_Source material_.
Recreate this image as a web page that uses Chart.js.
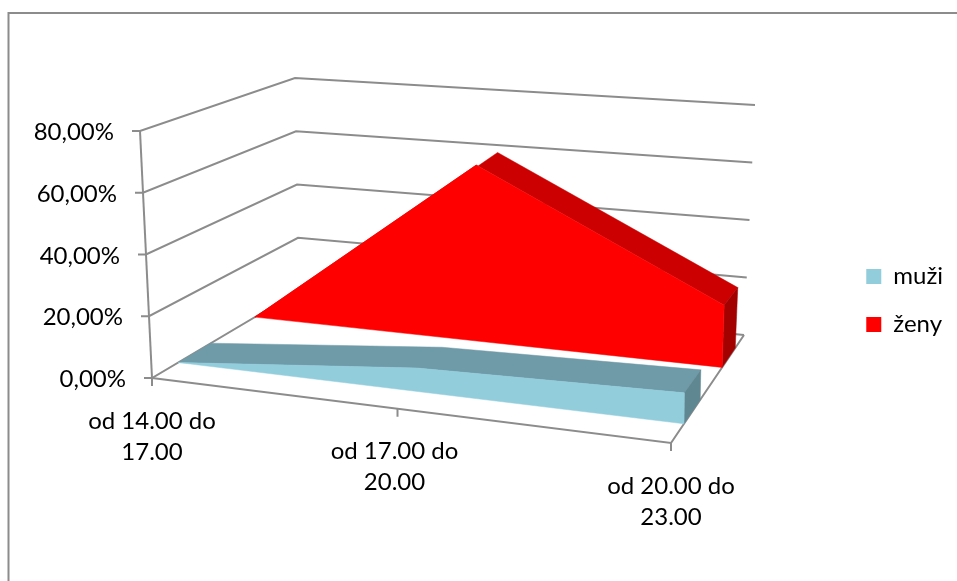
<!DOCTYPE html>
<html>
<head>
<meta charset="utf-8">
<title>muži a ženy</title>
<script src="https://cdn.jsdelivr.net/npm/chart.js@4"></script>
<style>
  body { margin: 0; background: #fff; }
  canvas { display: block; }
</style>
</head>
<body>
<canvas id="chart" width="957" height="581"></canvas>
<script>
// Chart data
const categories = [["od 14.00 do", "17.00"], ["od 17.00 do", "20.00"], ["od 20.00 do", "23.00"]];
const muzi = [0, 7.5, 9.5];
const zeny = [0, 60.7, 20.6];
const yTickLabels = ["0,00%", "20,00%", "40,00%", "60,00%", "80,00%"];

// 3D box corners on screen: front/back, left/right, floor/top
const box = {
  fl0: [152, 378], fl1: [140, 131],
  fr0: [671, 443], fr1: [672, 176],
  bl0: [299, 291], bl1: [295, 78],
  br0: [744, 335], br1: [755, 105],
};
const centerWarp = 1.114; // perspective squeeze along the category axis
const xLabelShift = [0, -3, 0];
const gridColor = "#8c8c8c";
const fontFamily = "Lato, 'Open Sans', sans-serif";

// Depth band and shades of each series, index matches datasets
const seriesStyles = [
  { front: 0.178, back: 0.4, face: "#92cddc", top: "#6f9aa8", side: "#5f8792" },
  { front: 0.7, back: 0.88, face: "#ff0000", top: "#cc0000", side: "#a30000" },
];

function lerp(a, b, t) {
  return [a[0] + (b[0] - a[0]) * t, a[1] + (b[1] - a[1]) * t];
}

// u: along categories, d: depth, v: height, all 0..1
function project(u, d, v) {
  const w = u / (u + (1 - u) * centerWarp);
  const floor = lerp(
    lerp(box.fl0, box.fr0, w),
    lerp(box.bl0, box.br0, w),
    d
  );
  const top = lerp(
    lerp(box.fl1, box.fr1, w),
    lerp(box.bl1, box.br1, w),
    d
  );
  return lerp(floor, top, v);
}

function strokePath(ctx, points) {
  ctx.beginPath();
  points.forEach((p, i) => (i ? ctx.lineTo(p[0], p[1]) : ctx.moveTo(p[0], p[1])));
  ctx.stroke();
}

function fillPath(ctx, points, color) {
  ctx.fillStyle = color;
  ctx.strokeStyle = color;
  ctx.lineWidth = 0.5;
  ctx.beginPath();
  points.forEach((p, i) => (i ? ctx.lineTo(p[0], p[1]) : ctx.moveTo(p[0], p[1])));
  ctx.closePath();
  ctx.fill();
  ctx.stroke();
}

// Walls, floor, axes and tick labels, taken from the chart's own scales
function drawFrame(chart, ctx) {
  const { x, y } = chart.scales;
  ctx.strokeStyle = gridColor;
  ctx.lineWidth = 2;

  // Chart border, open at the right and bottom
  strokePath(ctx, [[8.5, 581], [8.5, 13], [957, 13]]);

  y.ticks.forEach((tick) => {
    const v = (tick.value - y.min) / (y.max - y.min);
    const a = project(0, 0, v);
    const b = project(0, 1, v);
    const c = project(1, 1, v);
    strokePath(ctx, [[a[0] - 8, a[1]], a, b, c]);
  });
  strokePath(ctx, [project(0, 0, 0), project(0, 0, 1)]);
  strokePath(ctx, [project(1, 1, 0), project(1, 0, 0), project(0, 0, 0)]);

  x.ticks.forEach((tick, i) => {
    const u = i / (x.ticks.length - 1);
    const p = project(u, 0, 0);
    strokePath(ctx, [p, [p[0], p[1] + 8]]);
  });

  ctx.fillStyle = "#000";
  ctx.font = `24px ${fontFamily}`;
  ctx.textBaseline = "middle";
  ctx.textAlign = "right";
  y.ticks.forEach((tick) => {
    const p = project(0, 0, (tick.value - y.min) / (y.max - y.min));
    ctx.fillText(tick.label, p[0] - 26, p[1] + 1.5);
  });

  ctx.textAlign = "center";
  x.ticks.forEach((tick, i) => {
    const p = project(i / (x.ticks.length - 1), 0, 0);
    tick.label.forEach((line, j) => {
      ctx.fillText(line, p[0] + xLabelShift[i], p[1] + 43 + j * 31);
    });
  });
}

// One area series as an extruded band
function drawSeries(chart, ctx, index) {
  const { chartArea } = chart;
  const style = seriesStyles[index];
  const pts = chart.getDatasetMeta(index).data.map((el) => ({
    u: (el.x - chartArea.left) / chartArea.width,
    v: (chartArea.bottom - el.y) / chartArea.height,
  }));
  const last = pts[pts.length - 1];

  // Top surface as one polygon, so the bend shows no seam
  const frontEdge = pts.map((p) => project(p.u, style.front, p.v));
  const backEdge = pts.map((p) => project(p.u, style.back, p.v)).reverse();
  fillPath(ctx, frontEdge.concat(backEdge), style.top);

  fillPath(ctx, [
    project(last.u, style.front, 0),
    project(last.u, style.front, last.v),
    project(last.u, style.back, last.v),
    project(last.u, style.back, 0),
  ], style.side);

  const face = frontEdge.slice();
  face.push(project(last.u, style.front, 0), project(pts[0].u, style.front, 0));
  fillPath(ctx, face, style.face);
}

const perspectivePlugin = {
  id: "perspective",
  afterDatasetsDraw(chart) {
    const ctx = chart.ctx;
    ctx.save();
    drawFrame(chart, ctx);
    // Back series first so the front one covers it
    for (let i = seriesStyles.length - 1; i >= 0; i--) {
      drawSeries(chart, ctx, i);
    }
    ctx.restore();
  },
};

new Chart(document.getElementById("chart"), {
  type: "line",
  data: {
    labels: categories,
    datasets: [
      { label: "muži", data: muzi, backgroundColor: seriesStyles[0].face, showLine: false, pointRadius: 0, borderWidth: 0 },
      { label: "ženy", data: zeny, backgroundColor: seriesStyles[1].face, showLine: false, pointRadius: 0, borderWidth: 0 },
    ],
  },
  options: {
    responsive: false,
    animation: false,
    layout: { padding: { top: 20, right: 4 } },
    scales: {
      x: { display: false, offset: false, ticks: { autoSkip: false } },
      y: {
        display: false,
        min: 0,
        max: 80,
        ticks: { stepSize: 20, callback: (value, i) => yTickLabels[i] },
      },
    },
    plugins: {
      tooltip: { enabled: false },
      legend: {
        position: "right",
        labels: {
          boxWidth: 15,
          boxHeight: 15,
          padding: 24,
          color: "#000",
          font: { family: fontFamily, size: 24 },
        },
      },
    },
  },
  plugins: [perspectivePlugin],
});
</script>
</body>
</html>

_Your task_. Copy all the data exactly as written, but skip any picture.

_Final answer_.
Recreate this image as a web page that uses Chart.js.
<!DOCTYPE html>
<html>
<head>
<meta charset="utf-8">
<title>muži a ženy</title>
<script src="https://cdn.jsdelivr.net/npm/chart.js@4"></script>
<style>
  body { margin: 0; background: #fff; }
  canvas { display: block; }
</style>
</head>
<body>
<canvas id="chart" width="957" height="581"></canvas>
<script>
// Chart data
const categories = [["od 14.00 do", "17.00"], ["od 17.00 do", "20.00"], ["od 20.00 do", "23.00"]];
const muzi = [0, 7.5, 9.5];
const zeny = [0, 60.7, 20.6];
const yTickLabels = ["0,00%", "20,00%", "40,00%", "60,00%", "80,00%"];

// 3D box corners on screen: front/back, left/right, floor/top
const box = {
  fl0: [152, 378], fl1: [140, 131],
  fr0: [671, 443], fr1: [672, 176],
  bl0: [299, 291], bl1: [295, 78],
  br0: [744, 335], br1: [755, 105],
};
const centerWarp = 1.114; // perspective squeeze along the category axis
const xLabelShift = [0, -3, 0];
const gridColor = "#8c8c8c";
const fontFamily = "Lato, 'Open Sans', sans-serif";

// Depth band and shades of each series, index matches datasets
const seriesStyles = [
  { front: 0.178, back: 0.4, face: "#92cddc", top: "#6f9aa8", side: "#5f8792" },
  { front: 0.7, back: 0.88, face: "#ff0000", top: "#cc0000", side: "#a30000" },
];

function lerp(a, b, t) {
  return [a[0] + (b[0] - a[0]) * t, a[1] + (b[1] - a[1]) * t];
}

// u: along categories, d: depth, v: height, all 0..1
function project(u, d, v) {
  const w = u / (u + (1 - u) * centerWarp);
  const floor = lerp(
    lerp(box.fl0, box.fr0, w),
    lerp(box.bl0, box.br0, w),
    d
  );
  const top = lerp(
    lerp(box.fl1, box.fr1, w),
    lerp(box.bl1, box.br1, w),
    d
  );
  return lerp(floor, top, v);
}

function strokePath(ctx, points) {
  ctx.beginPath();
  points.forEach((p, i) => (i ? ctx.lineTo(p[0], p[1]) : ctx.moveTo(p[0], p[1])));
  ctx.stroke();
}

function fillPath(ctx, points, color) {
  ctx.fillStyle = color;
  ctx.strokeStyle = color;
  ctx.lineWidth = 0.5;
  ctx.beginPath();
  points.forEach((p, i) => (i ? ctx.lineTo(p[0], p[1]) : ctx.moveTo(p[0], p[1])));
  ctx.closePath();
  ctx.fill();
  ctx.stroke();
}

// Walls, floor, axes and tick labels, taken from the chart's own scales
function drawFrame(chart, ctx) {
  const { x, y } = chart.scales;
  ctx.strokeStyle = gridColor;
  ctx.lineWidth = 2;

  // Chart border, open at the right and bottom
  strokePath(ctx, [[8.5, 581], [8.5, 13], [957, 13]]);

  y.ticks.forEach((tick) => {
    const v = (tick.value - y.min) / (y.max - y.min);
    const a = project(0, 0, v);
    const b = project(0, 1, v);
    const c = project(1, 1, v);
    strokePath(ctx, [[a[0] - 8, a[1]], a, b, c]);
  });
  strokePath(ctx, [project(0, 0, 0), project(0, 0, 1)]);
  strokePath(ctx, [project(1, 1, 0), project(1, 0, 0), project(0, 0, 0)]);

  x.ticks.forEach((tick, i) => {
    const u = i / (x.ticks.length - 1);
    const p = project(u, 0, 0);
    strokePath(ctx, [p, [p[0], p[1] + 8]]);
  });

  ctx.fillStyle = "#000";
  ctx.font = `24px ${fontFamily}`;
  ctx.textBaseline = "middle";
  ctx.textAlign = "right";
  y.ticks.forEach((tick) => {
    const p = project(0, 0, (tick.value - y.min) / (y.max - y.min));
    ctx.fillText(tick.label, p[0] - 26, p[1] + 1.5);
  });

  ctx.textAlign = "center";
  x.ticks.forEach((tick, i) => {
    const p = project(i / (x.ticks.length - 1), 0, 0);
    tick.label.forEach((line, j) => {
      ctx.fillText(line, p[0] + xLabelShift[i], p[1] + 43 + j * 31);
    });
  });
}

// One area series as an extruded band
function drawSeries(chart, ctx, index) {
  const { chartArea } = chart;
  const style = seriesStyles[index];
  const pts = chart.getDatasetMeta(index).data.map((el) => ({
    u: (el.x - chartArea.left) / chartArea.width,
    v: (chartArea.bottom - el.y) / chartArea.height,
  }));
  const last = pts[pts.length - 1];

  // Top surface as one polygon, so the bend shows no seam
  const frontEdge = pts.map((p) => project(p.u, style.front, p.v));
  const backEdge = pts.map((p) => project(p.u, style.back, p.v)).reverse();
  fillPath(ctx, frontEdge.concat(backEdge), style.top);

  fillPath(ctx, [
    project(last.u, style.front, 0),
    project(last.u, style.front, last.v),
    project(last.u, style.back, last.v),
    project(last.u, style.back, 0),
  ], style.side);

  const face = frontEdge.slice();
  face.push(project(last.u, style.front, 0), project(pts[0].u, style.front, 0));
  fillPath(ctx, face, style.face);
}

const perspectivePlugin = {
  id: "perspective",
  afterDatasetsDraw(chart) {
    const ctx = chart.ctx;
    ctx.save();
    drawFrame(chart, ctx);
    // Back series first so the front one covers it
    for (let i = seriesStyles.length - 1; i >= 0; i--) {
      drawSeries(chart, ctx, i);
    }
    ctx.restore();
  },
};

new Chart(document.getElementById("chart"), {
  type: "line",
  data: {
    labels: categories,
    datasets: [
      { label: "muži", data: muzi, backgroundColor: seriesStyles[0].face, showLine: false, pointRadius: 0, borderWidth: 0 },
      { label: "ženy", data: zeny, backgroundColor: seriesStyles[1].face, showLine: false, pointRadius: 0, borderWidth: 0 },
    ],
  },
  options: {
    responsive: false,
    animation: false,
    layout: { padding: { top: 20, right: 4 } },
    scales: {
      x: { display: false, offset: false, ticks: { autoSkip: false } },
      y: {
        display: false,
        min: 0,
        max: 80,
        ticks: { stepSize: 20, callback: (value, i) => yTickLabels[i] },
      },
    },
    plugins: {
      tooltip: { enabled: false },
      legend: {
        position: "right",
        labels: {
          boxWidth: 15,
          boxHeight: 15,
          padding: 24,
          color: "#000",
          font: { family: fontFamily, size: 24 },
        },
      },
    },
  },
  plugins: [perspectivePlugin],
});
</script>
</body>
</html>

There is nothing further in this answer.